Last summer, they updated the Moose Creek Flat call box and are installing another at the 35 mph bridge near the Lava Lake trailhead, with plans to update the Taylor Fork call box and remove the Karst Stage Loop call box—it’s less than a mile from the Moose Creek Flat call box—in the coming year. They also intend to install a call box where Highway 191 crosses the northern boundary of Yellowstone National Park, south of Big Sky.

While the canyon restricts emergency call opportunities, it also restricts law enforcement.

“I think the chief challenges that we deal with [are] just the geographics of the canyon,” Kelly said in a July 9 interview, referencing the number of blind corners and the difficulty of stopping vehicles speeding, making illegal passes or, conversely, going too slow and obstructing traffic by not utilizing turnouts.

Although the signs at the mouth of the canyon may seem like a suggestion, it’s Montana law that drivers on two-lane highways pull off the road—when safely possible—if they have four or more vehicles lined up behind them, or when they are impeding the normal and reasonable flow of traffic.

“Slower motorists are actually more dangerous,” Kelly said, as these drivers induce more aggressive drivers to make dangerous passes. Addressing these slow drivers is difficult for officers to do safely, often confronted with passing a line of cars to conduct the stop.

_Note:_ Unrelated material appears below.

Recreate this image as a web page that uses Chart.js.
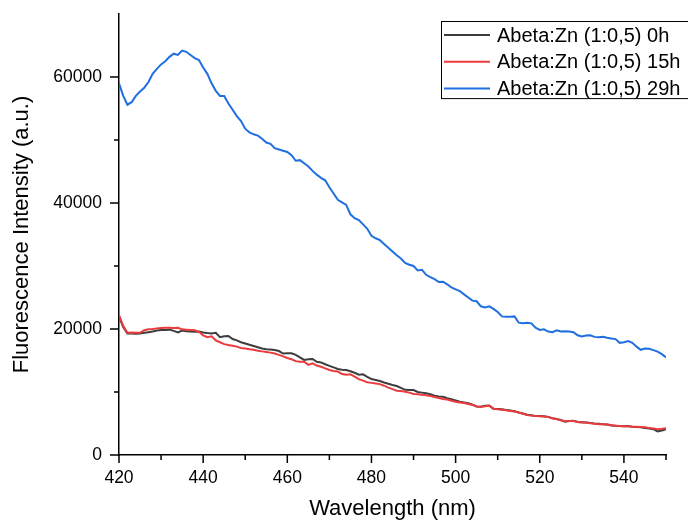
<!DOCTYPE html>
<html>
<head>
<meta charset="utf-8">
<script src="https://cdn.jsdelivr.net/npm/chart.js@4.4.1/dist/chart.umd.min.js"></script>
<style>
  html, body { margin: 0; padding: 0; background: #fff; }
  #chart-box { width: 688px; height: 524px; }
</style>
</head>
<body>
<div id="chart-box"><canvas id="myChart" width="688" height="524"></canvas></div>
<script>
// wavelengths, 1 nm steps
const wavelengths = [] ;
for (let w = 420 ; w <= 550 ; w++) wavelengths.push(w) ;

const seriesLabels = ["Abeta:Zn (1:0,5) 0h", "Abeta:Zn (1:0,5) 15h", "Abeta:Zn (1:0,5) 29h"] ;
const seriesColors = ["#3d3d3d", "#ec3b3d", "#1f6fe0"] ;

// 420..550 nm
const zn0h = [
  22000, 20300, 19300, 19300, 19250, 19300, 19400, 19500, 19600, 19750,
  19850, 19850, 19900, 19700, 19450, 19750, 19650, 19600, 19550, 19600,
  19450, 19350, 19300, 19400, 18700, 18850, 18900, 18400, 18200, 17900,
  17700, 17500, 17300, 17100, 16900, 16800, 16750, 16650, 16500, 16100,
  16150, 16150, 15900, 15500, 15100, 15200, 15250, 14800, 14700, 14400,
  14150, 13900, 13650, 13550, 13500, 13300, 13050, 12750, 12800, 12400,
  12050, 11900, 11750, 11500, 11300, 11100, 10950, 10650, 10350, 10300,
  10300, 10000, 9900, 9800, 9650, 9400, 9300, 9250, 9000, 8850,
  8650, 8450, 8350, 8200, 8000, 7700, 7650, 7800, 7850, 7350,
  7300, 7250, 7150, 7050, 6950, 6750, 6600, 6400, 6300, 6200,
  6200, 6150, 6050, 5850, 5700, 5550, 5300, 5400, 5450, 5250,
  5200, 5150, 5100, 5000, 4950, 4900, 4850, 4700, 4650, 4600,
  4550, 4600, 4500, 4450, 4400, 4300, 4200, 4100, 3750, 3900,
  4100
] ;
const zn15h = [
  22200, 20500, 19400, 19450, 19400, 19400, 19800, 19950, 20000, 20100,
  20150, 20200, 20200, 20150, 20200, 19950, 19900, 19850, 19800, 19550,
  19000, 18700, 18850, 18200, 17900, 17600, 17450, 17350, 17200, 17000,
  16900, 16800, 16700, 16550, 16450, 16350, 16250, 16100, 15900, 15650,
  15400, 15200, 14900, 14800, 14800, 14300, 14550, 14200, 14000, 13750,
  13500, 13350, 13250, 12850, 12750, 12800, 12450, 12050, 11800, 11550,
  11450, 11350, 11250, 11000, 10700, 10450, 10200, 10150, 10050, 9900,
  9700, 9650, 9550, 9500, 9350, 9200, 9050, 8900, 8800, 8600,
  8450, 8350, 8250, 8100, 7950, 7700, 7650, 7750, 7800, 7350,
  7250, 7200, 7100, 7000, 6900, 6750, 6550, 6350, 6250, 6200,
  6150, 6100, 6050, 5800, 5700, 5500, 5350, 5400, 5400, 5250,
  5150, 5150, 5050, 4950, 4900, 4900, 4850, 4750, 4650, 4600,
  4550, 4550, 4500, 4500, 4450, 4400, 4300, 4200, 4100, 4150,
  4250
] ;
const zn29h = [
  59000, 57000, 55600, 56000, 57000, 57700, 58300, 59200, 60500, 61300,
  62000, 62500, 63200, 63700, 63500, 64200, 64000, 63500, 63000, 62700,
  61500, 60500, 59000, 57800, 57000, 57000, 55800, 54800, 53800, 53000,
  51800, 51200, 50900, 50700, 50200, 49600, 49400, 48700, 48500, 48300,
  48100, 47600, 46700, 46800, 46300, 45800, 45100, 44500, 44000, 43600,
  42500, 41500, 40500, 40100, 39700, 38200, 37600, 37300, 36600, 35900,
  34800, 34400, 34100, 33500, 32900, 32300, 31700, 31200, 30500, 30200,
  30000, 29300, 29400, 28600, 28250, 27900, 27450, 27500, 27100, 26600,
  26300, 26000, 25500, 25000, 24500, 24400, 23600, 23400, 23600, 23200,
  22700, 22000, 21950, 21950, 22000, 21000, 20900, 21000, 20900, 20200,
  19850, 19950, 19600, 19500, 19800, 19600, 19650, 19600, 19500, 19000,
  18800, 18950, 19000, 18750, 18700, 18780, 18600, 18500, 18400, 17800,
  17900, 18100, 17800, 17200, 16700, 16900, 16850, 16650, 16400, 16000,
  15500
] ;

const xTickValues = [420, 440, 460, 480, 500, 520, 540] ;
const yTickValues = [0, 20000, 40000, 60000] ;

const FONT = "'Liberation Sans', Arial, sans-serif" ;

const toPoints = (ys) => ys.map((y, i) => ({ x: wavelengths[i], y: y })) ;

// minor + major ticks, pointing outward
const tickMarks = {
  id: "tickMarks",
  afterDraw(chart) {
    const ctx = chart.ctx ;
    const xs = chart.scales.x ;
    const ys = chart.scales.y ;
    ctx.save() ;
    ctx.strokeStyle = "#000" ;
    ctx.lineWidth = 1.5 ;
    ctx.beginPath() ;
    for (let v = xs.min ; v <= xs.max ; v += 10) {
      const px = xs.getPixelForValue(v) ;
      const len = xTickValues.includes(v) ? 8 : 5 ;
      ctx.moveTo(px, xs.top) ;
      ctx.lineTo(px, xs.top + len) ;
    }
    for (let v = 0 ; v < ys.max ; v += 10000) {
      const py = ys.getPixelForValue(v) ;
      const len = yTickValues.includes(v) ? 9 : 5 ;
      ctx.moveTo(ys.right, py) ;
      ctx.lineTo(ys.right - len, py) ;
    }
    ctx.stroke() ;
    ctx.restore() ;
  }
} ;

// boxed legend in the top right corner
const boxLegend = {
  id: "boxLegend",
  afterDraw(chart) {
    const ctx = chart.ctx ;
    const left = 441, top = 21, rowH = 26.7 ;
    ctx.save() ;
    ctx.fillStyle = "#fff" ;
    ctx.fillRect(left, top, 260, rowH * 3 - 3) ;
    ctx.strokeStyle = "#000" ;
    ctx.lineWidth = 1 ;
    ctx.strokeRect(left + 0.5, top + 0.5, 260, rowH * 3 - 3) ;
    ctx.font = "20px " + FONT ;
    ctx.textBaseline = "middle" ;
    chart.data.datasets.forEach((ds, i) => {
      const cy = top + 14 + i * rowH ;
      ctx.strokeStyle = ds.borderColor ;
      ctx.lineWidth = 2 ;
      ctx.beginPath() ;
      ctx.moveTo(444, cy) ;
      ctx.lineTo(490, cy) ;
      ctx.stroke() ;
      ctx.fillStyle = "#000" ;
      ctx.fillText(ds.label, 497, cy + 1) ;
    }) ;
    ctx.restore() ;
  }
} ;

const ctx = document.getElementById("myChart") ;

new Chart(ctx, {
  type: "line",
  data: {
    datasets: [
      { label: seriesLabels[0], data: toPoints(zn0h), borderColor: seriesColors[0], order: 2 },
      { label: seriesLabels[1], data: toPoints(zn15h), borderColor: seriesColors[1], order: 1 },
      { label: seriesLabels[2], data: toPoints(zn29h), borderColor: seriesColors[2], order: 0 }
    ]
  },
  options: {
    responsive: false,
    animation: false,
    datasets: {
      line: { borderWidth: 2, pointRadius: 0, tension: 0, fill: false }
    },
    layout: { padding: { top: 14, right: 22, left: 0, bottom: 0 } },
    plugins: {
      legend: { display: false },
      tooltip: { enabled: false }
    },
    scales: {
      x: {
        type: "linear",
        min: 420,
        max: 550,
        afterFit: (scale) => {
          scale.height = 69 ;
          scale.paddingLeft = 0 ;
          scale.paddingRight = 0 ;
        },
        afterBuildTicks: (scale) => { scale.ticks = xTickValues.map(v => ({ value: v })) ; },
        grid: { display: true, drawOnChartArea: false, drawTicks: false },
        border: { display: true, color: "#000", width: 1.5 },
        ticks: {
          color: "#000",
          padding: 13,
          maxRotation: 0,
          font: { family: FONT, size: 17.5 },
          callback: (v) => String(v)
        },
        title: {
          display: true,
          text: "Wavelength (nm)",
          color: "#000",
          font: { family: FONT, size: 22 },
          padding: { top: 0, bottom: 2 }
        }
      },
      y: {
        min: 0,
        max: 70000,
        afterFit: (scale) => {
          scale.width = 119 ;
          scale.paddingTop = 0 ;
          scale.paddingBottom = 0 ;
        },
        afterBuildTicks: (scale) => { scale.ticks = yTickValues.map(v => ({ value: v })) ; },
        grid: { display: true, drawOnChartArea: false, drawTicks: false },
        border: { display: true, color: "#000", width: 1.5 },
        ticks: {
          color: "#000",
          padding: 17,
          font: { family: FONT, size: 17.5 },
          callback: (v) => String(v)
        },
        title: {
          display: true,
          text: "Fluorescence Intensity (a.u.)",
          color: "#000",
          font: { family: FONT, size: 22 },
          padding: { top: 9, bottom: 0 }
        }
      }
    }
  },
  plugins: [tickMarks, boxLegend]
}) ;
</script>
</body>
</html>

Andy Dreisbach thinks installing traffic cameras in the canyon could address both illegal passes and failure to use turnouts, while keeping law enforcement out of danger.

“You could have a police officer who reviews 40 of those incidences in any given day, whereas if they were to pull over somebody, they might capture three of those events in a day,” Dreisbach said.

However, a Montana bill passed in 2009 “forbids cameras or any other technology to enforce violations not witnessed by a police officer,” according to a story by the Associated Press. The ban shuttered several red-light camera installations in Bozeman and Billings at the time.

While some locals have attributed heightened danger in the canyon to the cadres of contractors drinking alcohol on the drive back to Bozeman each evening, Kelly disagrees that one population of drivers can be blamed for DUI incidents. As wheels on the road increase, so do DUIs and accidents in general.

Driesbach believes “a cacophony” of factors contribute to the dangers of Highway 191 through the canyon, noting how pleasurable Sunday drives are a thing of the past.

“It’s this whole societal paradigm shift where driving is no longer a privilege or a pleasure,” Dreisbach said. “It is merely an inconvenience.”

While traffic in the canyon is a conundrum the community will have to solve as growth continues, Kelly said that being courteous on the roadway and letting the faster traffic get by will help the situation for everyone.